Have you ever found yourself with an abundance of strawberries after spending a day at the strawberry field?
While my family and I are picking away, I ALWAYS think to myself, these berries are SO sweet and perfect, I won’t even have a chance to make Pectin-Free Strawberry Jam because surely we will eat them all teh strawberries before I have a chance.
These strawberry cheesecake pancakes are my husband’s favorite breakfast. And my guess, they will SOON be one of your favorites too!
The actual pancakes are made soft and creamy, with wait for it….cottage cheese. The cottage cheese melts into the batter and gives the pancakes amazing texture and tang. Fresh strawberries are simmered down with maple syrup and lemon juice to create a juicy, bright topping for the pancakes. Everything is finished off with a dollop of sweetened plain yogurt (or sour cream) and graham cracker crumbs to give you every flavor aspect of a strawberry cheesecake. From the airy pancake, to the warm strawberries, to the coolness and tang of the yogurt and finally finishing with a perfect crunch from a graham cracker–cheesecake perfection!
This is a rock star recipe and I promise you that if you make this for your loved ones, you will score some major bonus points. They are out of the world good!
Take the bit of extra effort to make these special pancakes this weekend. It will be a little bit of heaven!

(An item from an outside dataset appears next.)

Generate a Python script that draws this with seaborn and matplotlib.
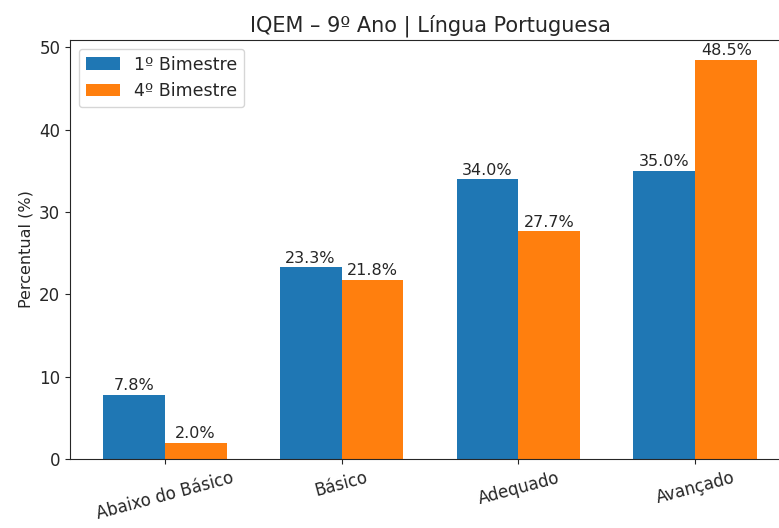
import pandas as pd
import matplotlib
matplotlib.use("Agg")
import matplotlib.pyplot as plt
import seaborn as sns

categorias = ["Abaixo do Básico", "Básico", "Adequado", "Avançado"]
bim1 = [7.8, 23.3, 34.0, 35.0]
bim4 = [2.0, 21.8, 27.7, 48.5]
series = ["1º Bimestre", "4º Bimestre"]

df = pd.DataFrame({
    "Nivel": categorias * 2,
    "Percentual": bim1 + bim4,
    "Bimestre": [series[0]] * 4 + [series[1]] * 4,
})

sns.set_style("ticks")
plt.rcParams['font.family'] = ['DejaVu Sans']
plt.rcParams['font.sans-serif'] = ['DejaVu Sans']

fig = plt.figure(figsize=(7.79, 5.28), dpi=100)
ax = fig.add_axes([70 / 779, 69 / 528, 720 / 779, 419 / 528])

sns.barplot(data=df, x="Nivel", y="Percentual", hue="Bimestre",
            palette=["#1f77b4", "#ff7f0e"], width=0.7, saturation=1,
            errorbar=None, linewidth=0, ax=ax)

for c in ax.containers:
    ax.bar_label(c, fmt="%.1f%%", fontsize=11.5, padding=1)

ax.set_xlim(-0.535, 3.535)
ax.set_ylim(0, 50.9)
ax.set_xlabel("")
ax.set_ylabel("Percentual (%)", fontsize=11.5)
ax.set_title("IQEM – 9º Ano | Língua Portuguesa", fontsize=15)
ax.tick_params(axis="x", labelsize=12, rotation=15)
ax.tick_params(axis="y", labelsize=12)
ax.legend(loc="upper left", fontsize=12.5, title=None)
for s in ax.spines.values():
    s.set_visible(True)

fig.savefig("out.png", dpi=100)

Strawberry Cheesecake Pancakes
- 4 cups strawberries hulled and halved
- juice of 1 lemon
- 3 tablespoons maple syrup divided
- 1/2 cup sour cream or Plain Greek Yogurt
- 2 whole graham crackers crushed
- 1/2 cup white wheat flour
- 1/2 cup whole wheat flour
- 1 teaspoon baking powder
- 1/4 teaspoon salt
- 1/2 cup milk
- 1 egg
- 1 tablespoon coconut oil melted
- 1 teaspoon vanilla extract
- zest of 1 lemon
- 1/2 cup all natural cottage cheese
Start by combining the lemon juice, strawberries and 2 tablespoons of maple syrup in a saucepan over medium-high heat. Bring to a boil and reduce heat to a simmer for about 10 minutes.
While strawberries are cooking, whisk together the yogurt with the remaining 1 tablespoon of maple syrup. Store in fridge until ready to serve.
Heat a large skillet or griddle to medium. Grease with a bit of coconut oil.
Whisk together flours, baking powder and salt with a whisk until well combined. Mix milk, egg, oil, and vanilla together and add to dry ingredients. Lightly stir together until just incorporated. Stir the zest of the lemon and cottage cheese into the batter.
Pour 1/3 cup batter unto skillet and cook 3-4 minutes per side, or until bubbly. Flip the pancake and cook for 2-3 minutes more.
To serve, top the pancakes with the strawberry sauce, sweetened yogurt, and graham cracker crumbs.